§ **Exercise brief**: Render the material again word for word, skipping the pictures in it.

§ **Information shown**:
————————
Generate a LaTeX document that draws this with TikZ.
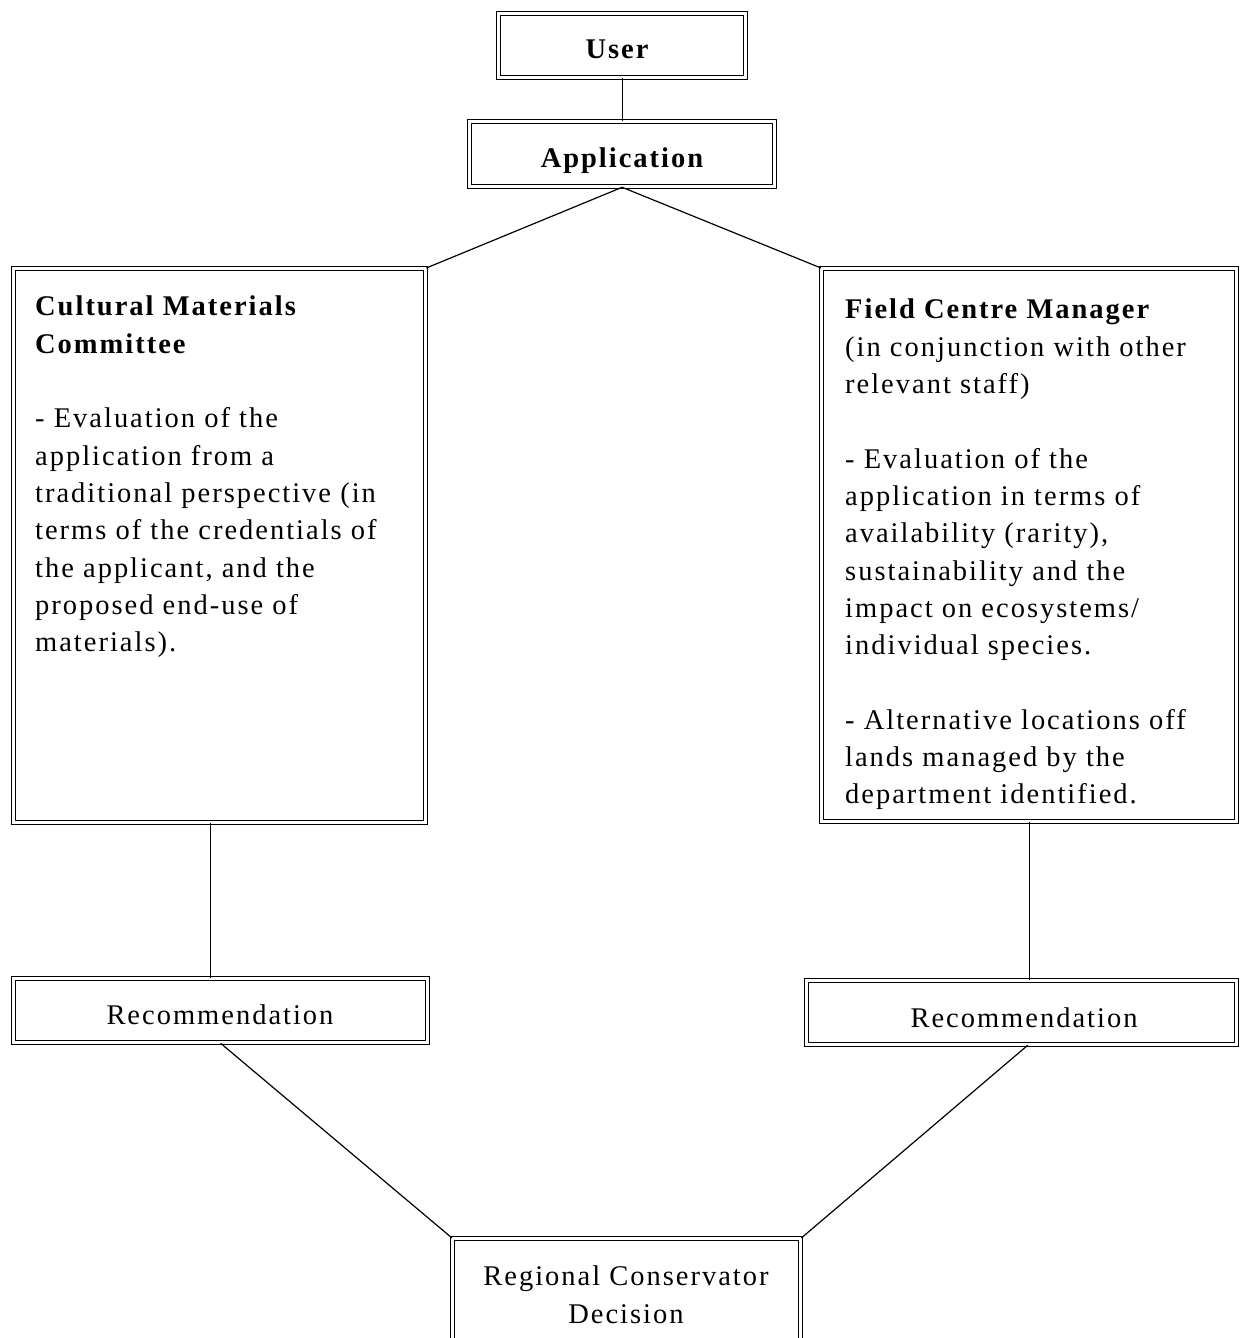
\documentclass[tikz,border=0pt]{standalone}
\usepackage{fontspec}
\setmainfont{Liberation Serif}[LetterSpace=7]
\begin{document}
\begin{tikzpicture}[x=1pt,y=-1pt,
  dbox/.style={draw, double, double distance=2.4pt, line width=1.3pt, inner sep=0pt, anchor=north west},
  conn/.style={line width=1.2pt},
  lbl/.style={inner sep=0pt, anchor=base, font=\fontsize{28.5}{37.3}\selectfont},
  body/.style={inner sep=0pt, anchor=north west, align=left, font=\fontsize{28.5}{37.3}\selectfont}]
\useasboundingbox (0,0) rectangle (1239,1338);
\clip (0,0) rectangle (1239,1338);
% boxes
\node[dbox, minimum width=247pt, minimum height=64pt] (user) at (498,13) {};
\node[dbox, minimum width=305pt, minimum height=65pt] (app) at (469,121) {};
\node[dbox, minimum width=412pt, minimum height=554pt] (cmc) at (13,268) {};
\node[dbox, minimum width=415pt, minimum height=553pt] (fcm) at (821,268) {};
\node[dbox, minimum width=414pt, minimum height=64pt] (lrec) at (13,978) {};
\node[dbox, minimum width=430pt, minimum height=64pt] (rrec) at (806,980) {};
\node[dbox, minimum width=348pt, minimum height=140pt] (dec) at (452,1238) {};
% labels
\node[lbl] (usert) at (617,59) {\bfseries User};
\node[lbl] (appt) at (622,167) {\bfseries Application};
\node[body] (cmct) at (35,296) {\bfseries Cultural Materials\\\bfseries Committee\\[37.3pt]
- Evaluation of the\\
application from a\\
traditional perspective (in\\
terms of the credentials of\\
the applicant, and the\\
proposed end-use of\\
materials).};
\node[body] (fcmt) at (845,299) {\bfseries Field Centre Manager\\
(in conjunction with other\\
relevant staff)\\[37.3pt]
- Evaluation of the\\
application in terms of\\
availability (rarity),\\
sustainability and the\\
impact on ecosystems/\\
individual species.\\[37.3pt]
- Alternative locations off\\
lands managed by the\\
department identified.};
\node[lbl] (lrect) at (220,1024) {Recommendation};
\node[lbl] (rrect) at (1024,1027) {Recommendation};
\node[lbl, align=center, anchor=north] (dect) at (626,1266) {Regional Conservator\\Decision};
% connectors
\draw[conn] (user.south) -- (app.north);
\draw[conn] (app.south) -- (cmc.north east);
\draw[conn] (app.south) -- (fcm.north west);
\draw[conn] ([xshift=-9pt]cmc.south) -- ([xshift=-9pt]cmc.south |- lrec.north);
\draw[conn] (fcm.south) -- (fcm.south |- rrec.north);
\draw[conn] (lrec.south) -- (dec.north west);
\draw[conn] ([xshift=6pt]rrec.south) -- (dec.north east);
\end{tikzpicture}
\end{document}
————————
§ **Answer to this exercise**:
Generate a LaTeX document that draws this with TikZ.
\documentclass[tikz,border=0pt]{standalone}
\usepackage{fontspec}
\setmainfont{Liberation Serif}[LetterSpace=7]
\begin{document}
\begin{tikzpicture}[x=1pt,y=-1pt,
  dbox/.style={draw, double, double distance=2.4pt, line width=1.3pt, inner sep=0pt, anchor=north west},
  conn/.style={line width=1.2pt},
  lbl/.style={inner sep=0pt, anchor=base, font=\fontsize{28.5}{37.3}\selectfont},
  body/.style={inner sep=0pt, anchor=north west, align=left, font=\fontsize{28.5}{37.3}\selectfont}]
\useasboundingbox (0,0) rectangle (1239,1338);
\clip (0,0) rectangle (1239,1338);
% boxes
\node[dbox, minimum width=247pt, minimum height=64pt] (user) at (498,13) {};
\node[dbox, minimum width=305pt, minimum height=65pt] (app) at (469,121) {};
\node[dbox, minimum width=412pt, minimum height=554pt] (cmc) at (13,268) {};
\node[dbox, minimum width=415pt, minimum height=553pt] (fcm) at (821,268) {};
\node[dbox, minimum width=414pt, minimum height=64pt] (lrec) at (13,978) {};
\node[dbox, minimum width=430pt, minimum height=64pt] (rrec) at (806,980) {};
\node[dbox, minimum width=348pt, minimum height=140pt] (dec) at (452,1238) {};
% labels
\node[lbl] (usert) at (617,59) {\bfseries User};
\node[lbl] (appt) at (622,167) {\bfseries Application};
\node[body] (cmct) at (35,296) {\bfseries Cultural Materials\\\bfseries Committee\\[37.3pt]
- Evaluation of the\\
application from a\\
traditional perspective (in\\
terms of the credentials of\\
the applicant, and the\\
proposed end-use of\\
materials).};
\node[body] (fcmt) at (845,299) {\bfseries Field Centre Manager\\
(in conjunction with other\\
relevant staff)\\[37.3pt]
- Evaluation of the\\
application in terms of\\
availability (rarity),\\
sustainability and the\\
impact on ecosystems/\\
individual species.\\[37.3pt]
- Alternative locations off\\
lands managed by the\\
department identified.};
\node[lbl] (lrect) at (220,1024) {Recommendation};
\node[lbl] (rrect) at (1024,1027) {Recommendation};
\node[lbl, align=center, anchor=north] (dect) at (626,1266) {Regional Conservator\\Decision};
% connectors
\draw[conn] (user.south) -- (app.north);
\draw[conn] (app.south) -- (cmc.north east);
\draw[conn] (app.south) -- (fcm.north west);
\draw[conn] ([xshift=-9pt]cmc.south) -- ([xshift=-9pt]cmc.south |- lrec.north);
\draw[conn] (fcm.south) -- (fcm.south |- rrec.north);
\draw[conn] (lrec.south) -- (dec.north west);
\draw[conn] ([xshift=6pt]rrec.south) -- (dec.north east);
\end{tikzpicture}
\end{document}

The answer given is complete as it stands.